▸ Excerpted records

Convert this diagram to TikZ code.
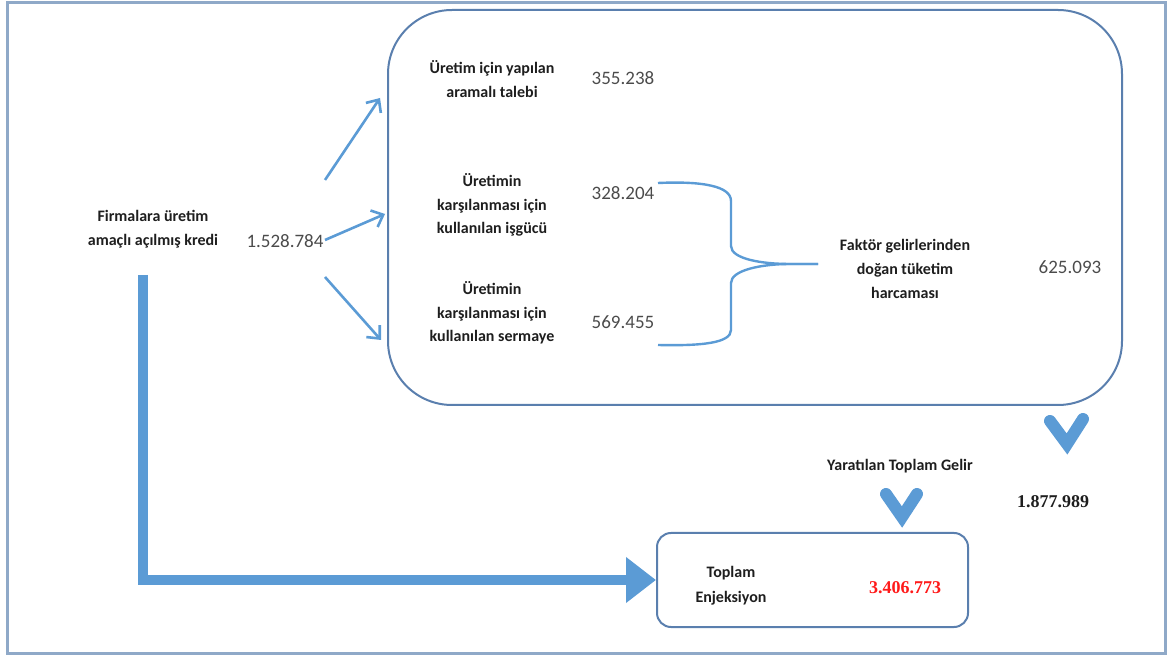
\documentclass[tikz,border=0pt]{standalone}
\usepackage{fontspec}
\setmainfont{Carlito}
\newfontfamily\timesfont{Liberation Serif}
\usetikzlibrary{arrows.meta,positioning,calc}
\definecolor{flow}{HTML}{5B9BD5}
\definecolor{frame}{HTML}{8FA9C8}
\definecolor{boxline}{HTML}{5A7FAE}
\definecolor{ink}{HTML}{1E1E1E}
\definecolor{hot}{HTML}{FF1A1A}

\begin{document}
\begin{tikzpicture}[x=0.5pt,y=-0.5pt,
  lbl/.style={font=\fontsize{8}{11.8}\selectfont\bfseries,text=ink,align=center,inner sep=0pt},
  num/.style={font=\fontsize{9.5}{11}\selectfont,text=ink!80,inner sep=0pt},
  thinarrow/.style={-{Straight Barb[length=5pt,width=9pt]},line width=1.3pt,flow},
  chevron/.style={flow,line width=6pt,line cap=round,line join=miter}]
\useasboundingbox (0,0) rectangle (1168,657);
\draw[frame,line width=1.5pt] (7,3) rectangle (1165,653);
% main cycle box
\node[draw=boxline,line width=1pt,rounded corners=32pt,minimum width=367pt,minimum height=197.5pt] (cyclebox) at (755,207.5) {};
\node[lbl] (kredi) at (153,229) {Firmalara üretim\\amaçlı açılmış kredi};
\node[num] (kredinum) at (285,241) {1.528.784};
\node[lbl] (talep) at (492,79) {Üretim için yapılan\\aramalı talebi};
\node[num] (talepnum) at (623,78) {355.238};
\node[lbl] (isgucu) at (492,205) {Üretimin\\karşılanması için\\kullanılan işgücü};
\node[num] (isgucunum) at (623,193) {328.204};
\node[lbl] (sermaye) at (492,313) {Üretimin\\karşılanması için\\kullanılan sermaye};
\node[num] (sermayenum) at (623,322) {569.455};
\node[lbl] (faktor) at (905,269) {Faktör gelirlerinden\\doğan tüketim\\harcaması};
\node[num] (faktornum) at (1070,267) {625.093};
% arrows into the box
\coordinate (s1) at (325,180); \coordinate (e1) at (380,98);
\coordinate (s2) at (325,240); \coordinate (e2) at (385,214);
\coordinate (s3) at (325,277); \coordinate (e3) at (381,340);
\foreach \i in {1,2,3}{\draw[thinarrow] (s\i)--(e\i);}
% brace
\coordinate (bracetip) at (818,264);
\draw[flow,line width=1.2pt] (658,183) .. controls (702,181) and (731,186) .. (731,201) -- (731,246) .. controls (731,259) and (762,264) .. (790,264) -- (bracetip);
\draw[flow,line width=1.2pt] (bracetip) -- (790,264) .. controls (762,264) and (731,270) .. (731,283) -- (731,330) .. controls (731,343) and (702,346) .. (658,345);
% totals
\draw[chevron] (1050,421) -- (1067,444) -- (1083,419);
\node[lbl] (gelir) at (900,466) {Yaratılan Toplam Gelir};
\draw[chevron] (886,494) -- (902,517) -- (917,494);
\node[font=\timesfont\bfseries\fontsize{9}{10}\selectfont,text=ink,inner sep=0pt] (gelirnum) at (1053,502) {1.877.989};
\node[draw=boxline,line width=1pt,rounded corners=7pt,minimum width=155.5pt,minimum height=47pt] (enj) at (812.5,580) {};
\node[lbl,font=\fontsize{8}{12.5}\selectfont\bfseries] (enjtext) at (731,586) {Toplam\\Enjeksiyon};
\node[font=\timesfont\bfseries\fontsize{9}{10}\selectfont,text=hot,inner sep=0pt] (enjnum) at (905,588) {3.406.773};
\coordinate (ldown) at (143,275);
\draw[flow,line width=5pt,-{Triangle[length=15pt,width=22pt]}] (ldown) |- (enj.west);
\end{tikzpicture}
\end{document}
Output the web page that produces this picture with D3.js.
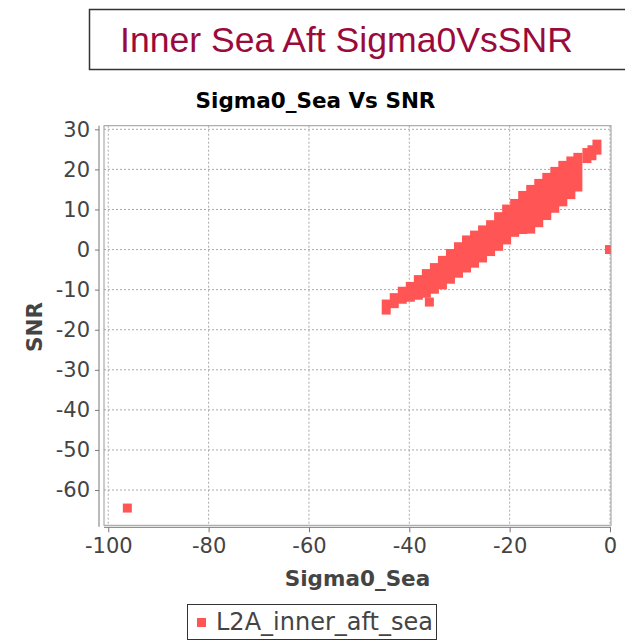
<!DOCTYPE html>
<html><head><meta charset="utf-8">
<script src="https://cdn.jsdelivr.net/npm/d3@7/dist/d3.min.js"></script>
<style>html,body{margin:0;padding:0;background:#fff;}svg{display:block;}</style>
</head><body>
<svg id="c" width="625" height="641"></svg>
<script>
// Data
const pageTitle = "Inner Sea Aft Sigma0VsSNR";
const chartTitle = "Sigma0_Sea Vs SNR";
const xLabel = "Sigma0_Sea";
const yLabel = "SNR";
const seriesName = "L2A_inner_aft_sea";
const xTicks = [-100, -80, -60, -40, -20, 0];
const yTicks = [30, 20, 10, 0, -10, -20, -30, -40, -50, -60];
// dense point cloud: per Sigma0 bin, lowest and highest SNR point
const sigmaBins = [-44.6,-43.0,-41.4,-39.8,-38.2,-36.6,-35.0,-33.4,-31.8,-30.2,-28.6,-27.0,-25.4,-23.8,-22.2,-20.6,-19.0,-17.4,-15.8,-14.2,-12.6,-11.0,-9.4,-7.8,-6.4,-4.6,-3.6,-2.6];
const snrLow  = [-15.1,-13.5,-12.4,-11.9,-11.4,-10.9,-9.9,-8.8,-7.4,-5.9,-4.6,-3.4,-2.1,-0.5,0.8,2.4,4.3,5.0,5.1,6.7,8.5,10.3,11.9,13.7,15.6,22.7,23.4,24.8];
const snrHigh = [-13.6,-12.0,-10.4,-9.2,-7.5,-6.0,-4.5,-2.7,-1.0,0.7,2.4,3.6,4.9,6.2,8.2,10.1,11.5,13.5,15.0,16.5,18.0,19.5,21.0,22.1,23.0,24.2,24.9,26.3];
// isolated points
const isoSigma = [-96.2, -0.1, -36.0];
const isoSnr   = [-64.5, 0.0, -13.1];

const svg = d3.select("#c");
const L = 104, R = 611, T = 125.7, B = 525.3;
const x = d3.scaleLinear().domain([-100.85, 0.2]).range([L, R]);
const y = d3.scaleLinear().domain([-68.8, 30.9]).range([B, T]);
const col = "#ff5555";
const ms = 9;

// page title box
svg.append("rect").attr("x", 89.5).attr("y", 9.5).attr("width", 600).attr("height", 60)
  .attr("fill", "#fff").attr("stroke", "#333").attr("stroke-width", 1.5);
svg.append("text").attr("x", 120).attr("y", 52).attr("fill", "#9b0a3c")
  .style("font-family", "Liberation Sans, Arial, sans-serif").style("font-size", "35.6px").text(pageTitle);

// chart title
svg.append("text").attr("x", 315.5).attr("y", 108).attr("text-anchor", "middle").attr("fill", "#000")
  .style("font-family", "DejaVu Sans").style("font-weight", "bold").style("font-size", "21.5px").text(chartTitle);

// grid
const g = svg.append("g");
g.selectAll(".gx").data(xTicks).join("line").attr("x1", d => x(d)).attr("x2", d => x(d))
  .attr("y1", T).attr("y2", B).attr("stroke", "#aaa").attr("stroke-dasharray", "2,2");
g.selectAll(".gy").data(yTicks).join("line").attr("y1", d => y(d)).attr("y2", d => y(d))
  .attr("x1", L).attr("x2", R).attr("stroke", "#aaa").attr("stroke-dasharray", "2,2");

// clip
svg.append("clipPath").attr("id", "pc").append("rect").attr("x", L).attr("y", T).attr("width", R - L).attr("height", B - T);
const pts = svg.append("g").attr("clip-path", "url(#pc)");
const bins = sigmaBins.map((s, i) => ({s, lo: snrLow[i], hi: snrHigh[i]}));
pts.selectAll("rect.b").data(bins).join("rect").attr("class", "b")
  .attr("x", d => x(d.s) - ms / 2).attr("width", ms)
  .attr("y", d => y(d.hi) - ms / 2).attr("height", d => y(d.lo) - y(d.hi) + ms)
  .attr("fill", col);
const iso = isoSigma.map((s, i) => ({s, v: isoSnr[i]}));
pts.selectAll("rect.p").data(iso).join("rect").attr("class", "p")
  .attr("x", d => x(d.s) - ms / 2).attr("y", d => y(d.v) - ms / 2)
  .attr("width", ms).attr("height", ms).attr("fill", col);

// plot outline
svg.append("rect").attr("x", L).attr("y", T).attr("width", R - L).attr("height", B - T)
  .attr("fill", "none").attr("stroke", "#999").attr("stroke-width", 1);

// axes
const ax = svg.append("g").attr("transform", `translate(0,${B + 2})`)
  .call(d3.axisBottom(x).tickValues(xTicks).tickSize(5).tickPadding(6).tickFormat(d3.format("d")).tickSizeOuter(0));
const ay = svg.append("g").attr("transform", `translate(${L - 5},0)`)
  .call(d3.axisLeft(y).tickValues(yTicks).tickSize(4).tickPadding(5).tickFormat(d3.format("d")).tickSizeOuter(0));
[ax, ay].forEach(a => {
  a.select(".domain").attr("stroke", "#777");
  a.selectAll(".tick line").attr("stroke", "#777");
  a.selectAll("text").attr("fill", "#444").style("font-family", "DejaVu Sans").style("font-size", "21px");
});
ax.select(".domain").attr("d", `M${L},0H${R}`);
ay.select(".domain").attr("d", `M0,${T}V${B + 1.5}`);
ax.selectAll(".tick text").text(d => d3.format("d")(d).replace("−", "-"));
ay.selectAll(".tick text").text(d => d3.format("d")(d).replace("−", "-"));

// axis labels
svg.append("text").attr("x", 357.5).attr("y", 586).attr("text-anchor", "middle").attr("fill", "#444")
  .style("font-family", "DejaVu Sans").style("font-weight", "bold").style("font-size", "21.5px").text(xLabel);
svg.append("text").attr("transform", "translate(42,327) rotate(-90)").attr("text-anchor", "middle").attr("fill", "#444")
  .style("font-family", "DejaVu Sans").style("font-weight", "bold").style("font-size", "21.5px").text(yLabel);

// legend
svg.append("rect").attr("x", 187.5).attr("y", 604.5).attr("width", 249).attr("height", 35)
  .attr("fill", "#fff").attr("stroke", "#333").attr("stroke-width", 1);
svg.append("rect").attr("x", 197).attr("y", 618).attr("width", 9).attr("height", 9).attr("fill", col);
svg.append("text").attr("x", 216).attr("y", 630).attr("fill", "#444")
  .style("font-family", "DejaVu Sans").style("font-size", "24px").text(seriesName);
</script>
</body></html>
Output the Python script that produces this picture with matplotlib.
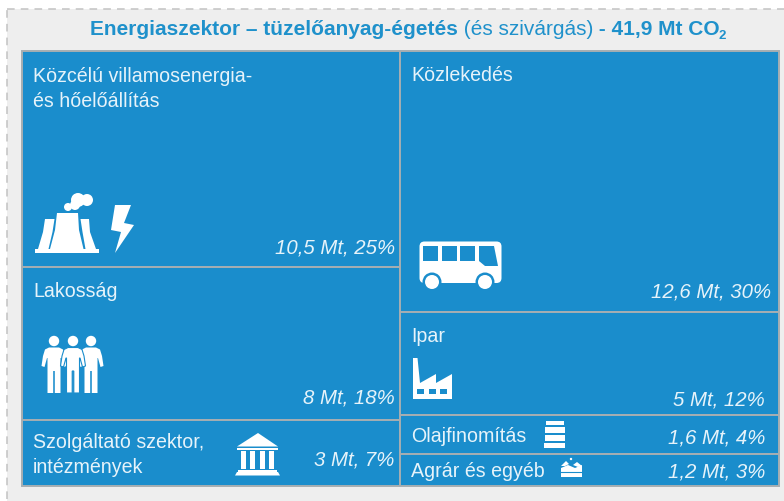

▸ Set problem
Copy each line above that contains the word "this".

▸ Solution
Convert this diagram to TikZ code.
Output the web page that produces this picture with D3.js.
Output the Python script that produces this picture with matplotlib.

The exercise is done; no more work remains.